→ EXERCISE AIM
Quote the whole listing exactly. Leave the pictures out of your copy.

(Records with drawing code)
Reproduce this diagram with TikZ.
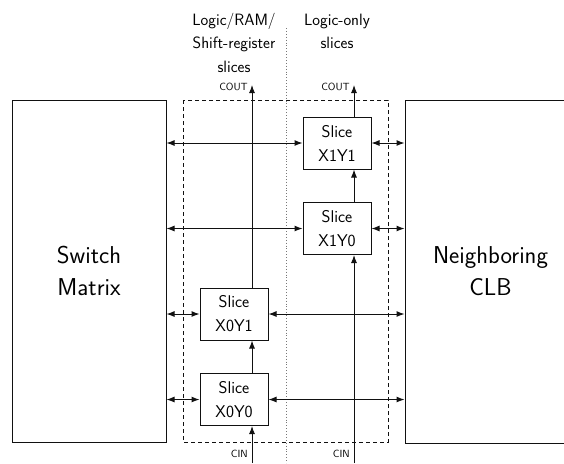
\documentclass[tikz,border=0pt]{standalone}
\usepackage{fontspec}
\usepackage{tikz}
\usetikzlibrary{positioning,arrows.meta,calc}
\definecolor{CLBLine}{HTML}{111111}
\definecolor{CLBGrey}{HTML}{777777}
\tikzset{
  clbbig/.style={
    rectangle,
    draw=CLBLine,
    line width=1pt,
    fill=white,
    align=center,
    inner sep=0pt,
    font=\sffamily\fontsize{24.4}{32}\selectfont
  },
  clbslice/.style={
    rectangle,
    draw=CLBLine,
    line width=1pt,
    fill=white,
    align=center,
    inner sep=0pt,
    minimum width=68pt,
    minimum height=52pt,
    font=\sffamily\fontsize{17}{24}\selectfont
  },
  clbhead/.style={font=\sffamily\fontsize{16.4}{23.5}\selectfont,align=center,inner sep=0pt},
  clbpin/.style={font=\sffamily\fontsize{10.4}{12}\selectfont,inner sep=0pt},
  clbcarry/.style={-{Latex[length=8pt,width=6pt]},line width=1pt,draw=CLBLine},
  clbbus/.style={{Latex[length=8pt,width=6pt]}-{Latex[length=8pt,width=6pt]},line width=1pt,draw=CLBLine},
  clbgroup/.style={draw=CLBLine,dashed,dash pattern=on 4pt off 3pt,line width=0.9pt},
  clbdivide/.style={draw=CLBGrey,dotted,line width=0.9pt},
}
\begin{document}
\begin{tikzpicture}[x=1pt,y=-1pt]
  \useasboundingbox (0,0) rectangle (564,463);
  \clip (0,0) rectangle (564,463);

  % outer blocks
  \node[clbbig,minimum width=154pt,minimum height=342pt] (sw) at (89,271) {Switch\\Matrix};
  \node[clbbig,minimum width=171pt,minimum height=343pt] (clb) at (490.5,271.5) {Neighboring\\CLB};

  % slice column boundary
  \draw[clbgroup] (183,100) rectangle (388,442);
  \draw[clbdivide] (286,28) -- (286,463);

  % slices
  \node[clbslice] (x0y0) at (234,399.5) {Slice\\X0Y0};
  \node[clbslice] (x0y1) at (234,314) {Slice\\X0Y1};
  \node[clbslice] (x1y0) at (337,228.5) {Slice\\X1Y0};
  \node[clbslice] (x1y1) at (337,143) {Slice\\X1Y1};

  % column headings
  \node[clbhead,anchor=north] (headL) at (234,12.7) {Logic/RAM/\\Shift-register\\slices};
  \node[clbhead,anchor=north] (headR) at (337,13.6) {Logic-only\\slices};

  % carry chain ends
  \coordinate (cin0) at (252,463);
  \coordinate (cout0) at (252,85);
  \coordinate (cin1) at (354,463);
  \coordinate (cout1) at (354,85);
  \node[clbpin,anchor=base east] at (248,90.5) {COUT};
  \node[clbpin,anchor=base east] at (350,90.5) {COUT};
  \node[clbpin,anchor=base east] at (248,457) {CIN};
  \node[clbpin,anchor=base east] at (350,457) {CIN};

  % carry chains
  \draw[clbcarry] (cin0) -- (x0y0.south -| cin0);
  \draw[clbcarry] (x0y0.north -| cin0) -- (x0y1.south -| cin0);
  \draw[clbcarry] (x0y1.north -| cin0) -- (cout0);
  \draw[clbcarry] (cin1) -- (x1y0.south -| cin1);
  \draw[clbcarry] (x1y0.north -| cin1) -- (x1y1.south -| cin1);
  \draw[clbcarry] (x1y1.north -| cin1) -- (cout1);

  % routing to switch matrix and neighbour
  \foreach \sliceName in {x0y0,x0y1,x1y0,x1y1} {
    \draw[clbbus] (sw.east |- \sliceName) -- (\sliceName.west);
    \draw[clbbus] (\sliceName.east) -- (clb.west |- \sliceName);
  }
\end{tikzpicture}
\end{document}
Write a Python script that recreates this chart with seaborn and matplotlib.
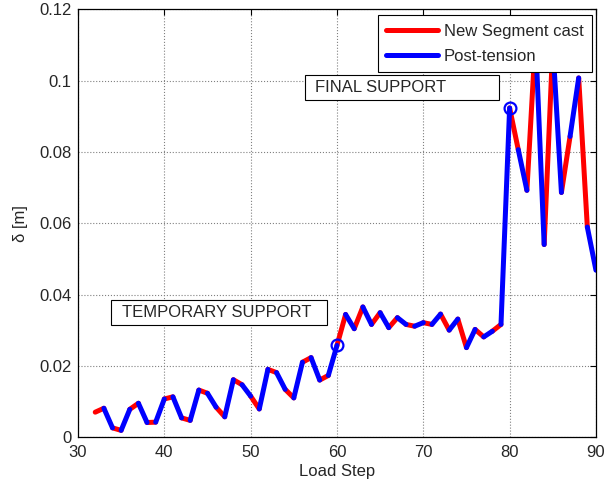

→ ANSWER
Reproduce this diagram with TikZ.
\documentclass[tikz,border=0pt]{standalone}
\usepackage{fontspec}
\usepackage{tikz}
\usetikzlibrary{positioning,arrows.meta,calc}
\definecolor{CLBLine}{HTML}{111111}
\definecolor{CLBGrey}{HTML}{777777}
\tikzset{
  clbbig/.style={
    rectangle,
    draw=CLBLine,
    line width=1pt,
    fill=white,
    align=center,
    inner sep=0pt,
    font=\sffamily\fontsize{24.4}{32}\selectfont
  },
  clbslice/.style={
    rectangle,
    draw=CLBLine,
    line width=1pt,
    fill=white,
    align=center,
    inner sep=0pt,
    minimum width=68pt,
    minimum height=52pt,
    font=\sffamily\fontsize{17}{24}\selectfont
  },
  clbhead/.style={font=\sffamily\fontsize{16.4}{23.5}\selectfont,align=center,inner sep=0pt},
  clbpin/.style={font=\sffamily\fontsize{10.4}{12}\selectfont,inner sep=0pt},
  clbcarry/.style={-{Latex[length=8pt,width=6pt]},line width=1pt,draw=CLBLine},
  clbbus/.style={{Latex[length=8pt,width=6pt]}-{Latex[length=8pt,width=6pt]},line width=1pt,draw=CLBLine},
  clbgroup/.style={draw=CLBLine,dashed,dash pattern=on 4pt off 3pt,line width=0.9pt},
  clbdivide/.style={draw=CLBGrey,dotted,line width=0.9pt},
}
\begin{document}
\begin{tikzpicture}[x=1pt,y=-1pt]
  \useasboundingbox (0,0) rectangle (564,463);
  \clip (0,0) rectangle (564,463);

  % outer blocks
  \node[clbbig,minimum width=154pt,minimum height=342pt] (sw) at (89,271) {Switch\\Matrix};
  \node[clbbig,minimum width=171pt,minimum height=343pt] (clb) at (490.5,271.5) {Neighboring\\CLB};

  % slice column boundary
  \draw[clbgroup] (183,100) rectangle (388,442);
  \draw[clbdivide] (286,28) -- (286,463);

  % slices
  \node[clbslice] (x0y0) at (234,399.5) {Slice\\X0Y0};
  \node[clbslice] (x0y1) at (234,314) {Slice\\X0Y1};
  \node[clbslice] (x1y0) at (337,228.5) {Slice\\X1Y0};
  \node[clbslice] (x1y1) at (337,143) {Slice\\X1Y1};

  % column headings
  \node[clbhead,anchor=north] (headL) at (234,12.7) {Logic/RAM/\\Shift-register\\slices};
  \node[clbhead,anchor=north] (headR) at (337,13.6) {Logic-only\\slices};

  % carry chain ends
  \coordinate (cin0) at (252,463);
  \coordinate (cout0) at (252,85);
  \coordinate (cin1) at (354,463);
  \coordinate (cout1) at (354,85);
  \node[clbpin,anchor=base east] at (248,90.5) {COUT};
  \node[clbpin,anchor=base east] at (350,90.5) {COUT};
  \node[clbpin,anchor=base east] at (248,457) {CIN};
  \node[clbpin,anchor=base east] at (350,457) {CIN};

  % carry chains
  \draw[clbcarry] (cin0) -- (x0y0.south -| cin0);
  \draw[clbcarry] (x0y0.north -| cin0) -- (x0y1.south -| cin0);
  \draw[clbcarry] (x0y1.north -| cin0) -- (cout0);
  \draw[clbcarry] (cin1) -- (x1y0.south -| cin1);
  \draw[clbcarry] (x1y0.north -| cin1) -- (x1y1.south -| cin1);
  \draw[clbcarry] (x1y1.north -| cin1) -- (cout1);

  % routing to switch matrix and neighbour
  \foreach \sliceName in {x0y0,x0y1,x1y0,x1y1} {
    \draw[clbbus] (sw.east |- \sliceName) -- (\sliceName.west);
    \draw[clbbus] (\sliceName.east) -- (clb.west |- \sliceName);
  }
\end{tikzpicture}
\end{document}
Write a Python script that recreates this chart with seaborn and matplotlib.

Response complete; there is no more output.